Мы не спеша взбирались на гору, держась ее северной, теневой стороны. Небо уже начинало понемногу светлеть, гора нависала над нами, огромная и тяжелая, и вершина ее казалась далекой, недостижимой. Время от времени тропа выводила нас к низким, зачахшим на корню молодым дубкам, на которых еще держалась сухая прошлогодняя листва. Мы задевали их ногами, и листья опадали с равномерным шорохом, точно трава под взмахами косы.
И снова — участок мягкой, ничем не поросшей земли.
«Ууу-ааа!» — долетали порой откуда-то из тьмы крики, точно издаваемые человеческим существом. Всякий раз мы останавливались, прижавшись друг к другу, и, замерев, начинали прислушиваться.
— Это лисы, — пояснял Чето, — хохочут в утесах у Стражника, — и мы снова двигались вперед, осторожно, не торопясь.
Глубоко внизу, под нами, лежала ночь.
Она простирала над селом толстый плащ темноты, и от этого вся долина казалась бездонной пропастью. Но все же время от времени снизу доносился отдаленный стук копыт по дороге и голоса перекликавшихся людей. Это сейчас, до зари, люди торопились закончить дневные дела — наносить воды, задать корм скотине, приготовить еду и отнести ее на позиции отряду, стоявшему за Убальскими Странами. Днем село простреливалось — на Црквицах закрепились итальянцы. В домах не разводили огня, чтобы не показать итальянским минометчикам, что в селе остались люди; вражеские пулеметы не давали носу высунуть из домов, так что село Звечава, наполовину и без того сожженное и разрушенное, до ночи молчало, будто вымершее.

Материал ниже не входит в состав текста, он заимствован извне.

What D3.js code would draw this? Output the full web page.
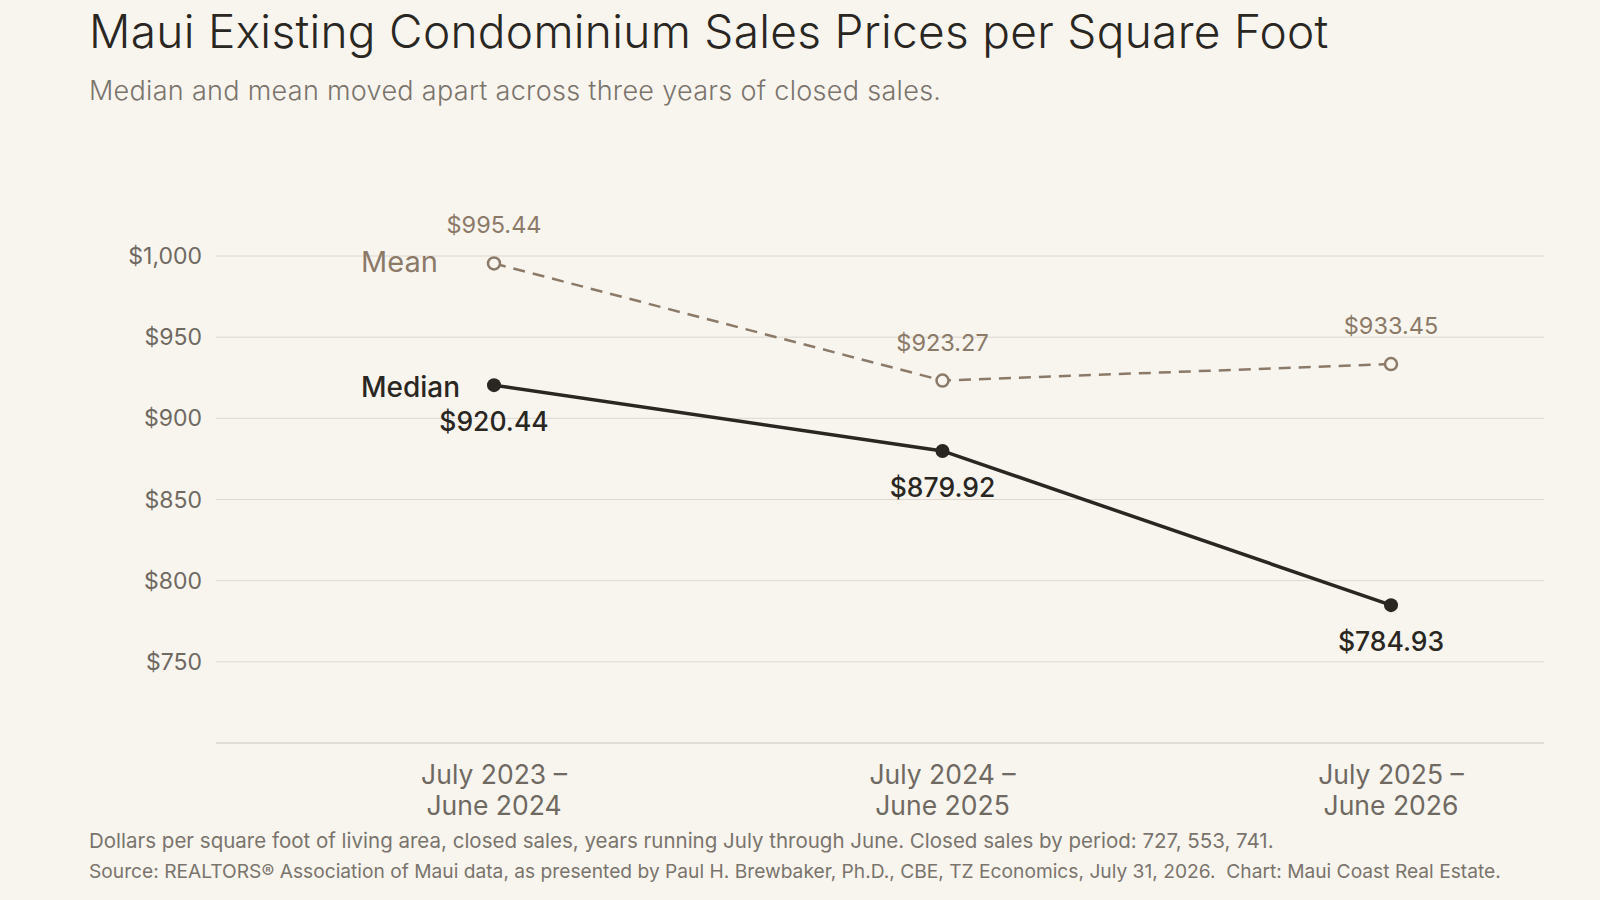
<!DOCTYPE html>
<html>
<head>
<meta charset="utf-8">
<script src="https://cdn.jsdelivr.net/npm/d3@7"></script>
<style>
  body { margin: 0; background: #f8f5ef; }
  svg { font-family: Inter, "Noto Sans", sans-serif; }
</style>
</head>
<body>
<svg id="chart" width="1600" height="900"></svg>
<script>
const periods = [["July 2023 –", "June 2024"], ["July 2024 –", "June 2025"], ["July 2025 –", "June 2026"]];
const median = [920.44, 879.92, 784.93];
const mean = [995.44, 923.27, 933.45];
const yTicks = [750, 800, 850, 900, 950, 1000];

const svg = d3.select("#chart");
const W = 1600, H = 900;
svg.append("rect").attr("width", W).attr("height", H).attr("fill", "#f8f5ef");

// title block
svg.append("text").attr("x", 89).attr("y", 48).attr("font-size", 46).attr("font-weight", 300)
  .attr("fill", "#2a2622").attr("letter-spacing", 0.3)
  .text("Maui Existing Condominium Sales Prices per Square Foot");
svg.append("text").attr("x", 89).attr("y", 100).attr("font-size", 27).attr("font-weight", 300)
  .attr("fill", "#7a746c").attr("letter-spacing", 0.3)
  .text("Median and mean moved apart across three years of closed sales.");

const left = 216, right = 1544, bottom = 743;
const x = d3.scalePoint().domain([0, 1, 2]).range([494, 1391]);
const y = d3.scaleLinear().domain([700, 1000]).range([bottom, 256]);

// grid
svg.append("g").selectAll("line").data(yTicks).join("line")
  .attr("x1", left).attr("x2", right)
  .attr("y1", d => y(d)).attr("y2", d => y(d))
  .attr("stroke", "#dcd8d0").attr("stroke-width", 1);
svg.append("line").attr("x1", left).attr("x2", right).attr("y1", bottom).attr("y2", bottom)
  .attr("stroke", "#c9c4bb");

svg.append("g").selectAll("text").data(yTicks).join("text")
  .attr("x", left - 14).attr("y", d => y(d)).attr("dy", "0.35em")
  .attr("text-anchor", "end").attr("font-size", 23).attr("fill", "#6f6961")
  .text(d => d3.format("$,")(d));

// x labels
const xl = svg.append("g").selectAll("text").data(periods).join("text")
  .attr("text-anchor", "middle").attr("font-size", 26.5).attr("fill", "#6f6961");
xl.append("tspan").attr("x", (d, i) => x(i)).attr("y", 784).text(d => d[0]);
xl.append("tspan").attr("x", (d, i) => x(i)).attr("y", 815).text(d => d[1]);

const line = d3.line().x((d, i) => x(i)).y(d => y(d));
const fmt = d => "$" + d3.format(",.2f")(d);

// mean
svg.append("path").attr("d", line(mean)).attr("fill", "none")
  .attr("stroke", "#8c7a68").attr("stroke-width", 2.5).attr("stroke-dasharray", "12,8");
svg.append("g").selectAll("circle").data(mean).join("circle")
  .attr("cx", (d, i) => x(i)).attr("cy", d => y(d)).attr("r", 6)
  .attr("fill", "#f8f5ef").attr("stroke", "#8c7a68").attr("stroke-width", 2.5);
svg.append("g").selectAll("text").data(mean).join("text")
  .attr("x", (d, i) => x(i)).attr("y", d => y(d) - 30)
  .attr("text-anchor", "middle").attr("font-size", 23.5).attr("fill", "#8c7a68").text(fmt);
svg.append("text").attr("x", 361).attr("y", y(mean[0]) + 9).attr("font-size", 29)
  .attr("fill", "#8c7a68").text("Mean");

// median
svg.append("path").attr("d", line(median)).attr("fill", "none")
  .attr("stroke", "#2a2622").attr("stroke-width", 3.5);
svg.append("g").selectAll("circle").data(median).join("circle")
  .attr("cx", (d, i) => x(i)).attr("cy", d => y(d)).attr("r", 7).attr("fill", "#2a2622");
svg.append("g").selectAll("text").data(median).join("text")
  .attr("x", (d, i) => x(i)).attr("y", d => y(d) + 46)
  .attr("text-anchor", "middle").attr("font-size", 26.5).attr("font-weight", 500)
  .attr("fill", "#2a2622").text(fmt);
svg.append("text").attr("x", 361).attr("y", y(median[0]) + 12).attr("font-size", 28)
  .attr("font-weight", 500).attr("fill", "#2a2622").text("Median");

// notes
svg.append("text").attr("x", 89).attr("y", 848).attr("font-size", 20.5).attr("fill", "#7a746c")
  .text("Dollars per square foot of living area, closed sales, years running July through June. Closed sales by period: 727, 553, 741.");
svg.append("text").attr("x", 89).attr("y", 878).attr("font-size", 19.2).attr("fill", "#7a746c")
  .attr("xml:space", "preserve")
  .text("Source: REALTORS® Association of Maui data, as presented by Paul H. Brewbaker, Ph.D., CBE, TZ Economics, July 31, 2026.  Chart: Maui Coast Real Estate.");
</script>
</body>
</html>
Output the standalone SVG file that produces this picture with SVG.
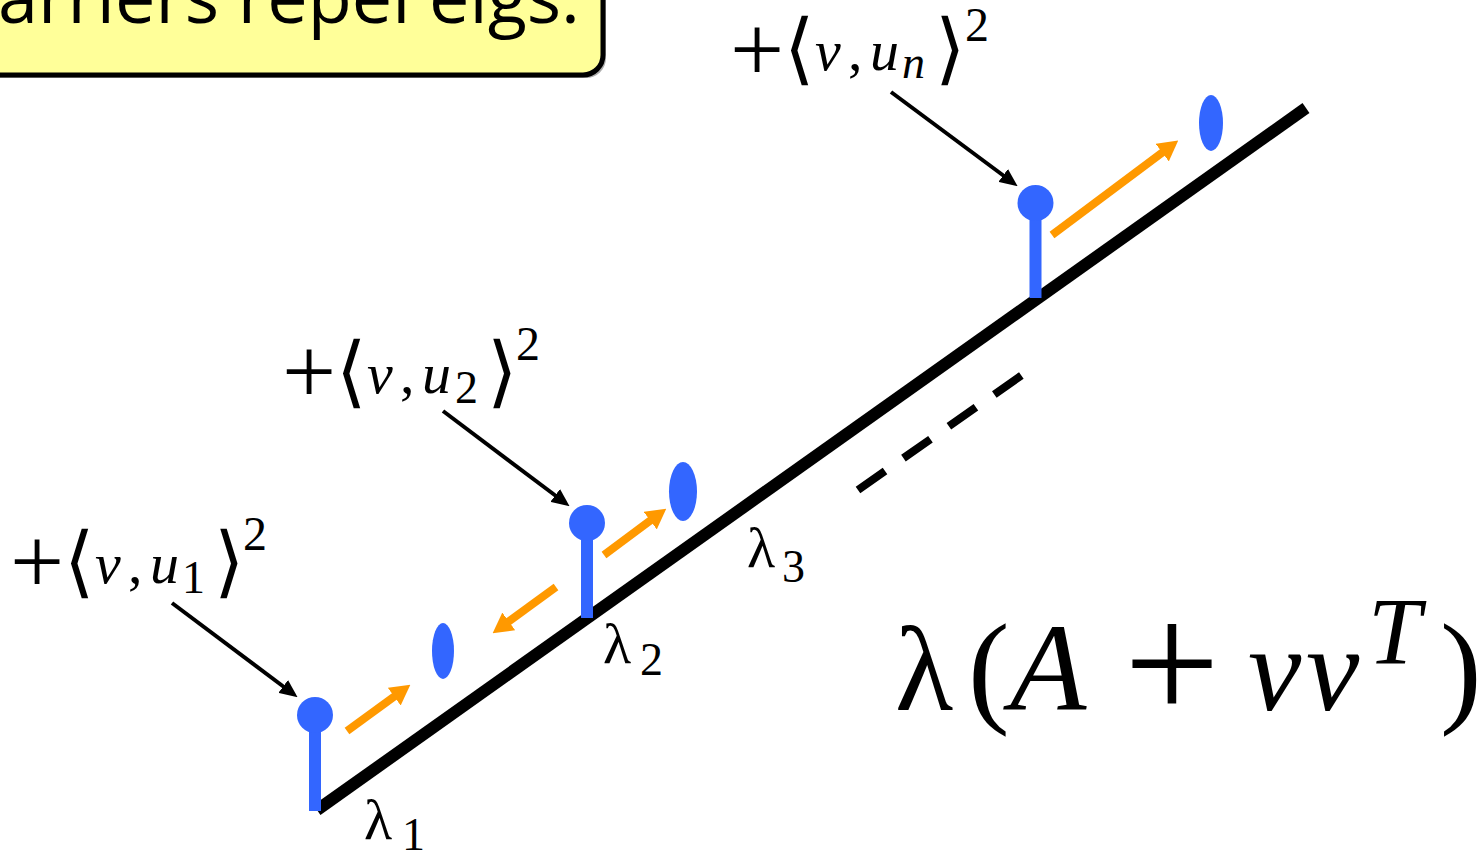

Тихими-тихими были и звезды, трепетавшие в небе над Звечавой; одна за другой они бледнели в свете рождавшегося дня и понемногу угасали. Только у нас обоих, разгоряченных ходьбой, возбужденных окружавшим нас простором и неслышно рождавшимся днем, клокотала кровь и стучало в висках.
Казалось, где-то в небесных далях вращались огромные колеса, а шум в ушах и биение пульса были музыкой, сопровождавшей движение механизма, который убирает с неба черный ночной занавес и открывает белые просторы дня.
Когда мы дошли до вершины, на востоке, за темными узорами гор, показалось солнце.
Уже виднелись зубчатые края Комова, слева, как облака, поднимались черногорские хребты и вершина Синяевина; прямо, перед нами была гора Ловчен, а справа, под слоем тумана и облаков, угадывалось море.
Чето Коев схватил меня за руку, несколько шагов протащил за собой и заставил пригнуться к земле.
— Присядь, — сказал он глухо и указал рукой на небо, которое вдруг сразу забелело, точно его мазнули известкой. — А то увидят.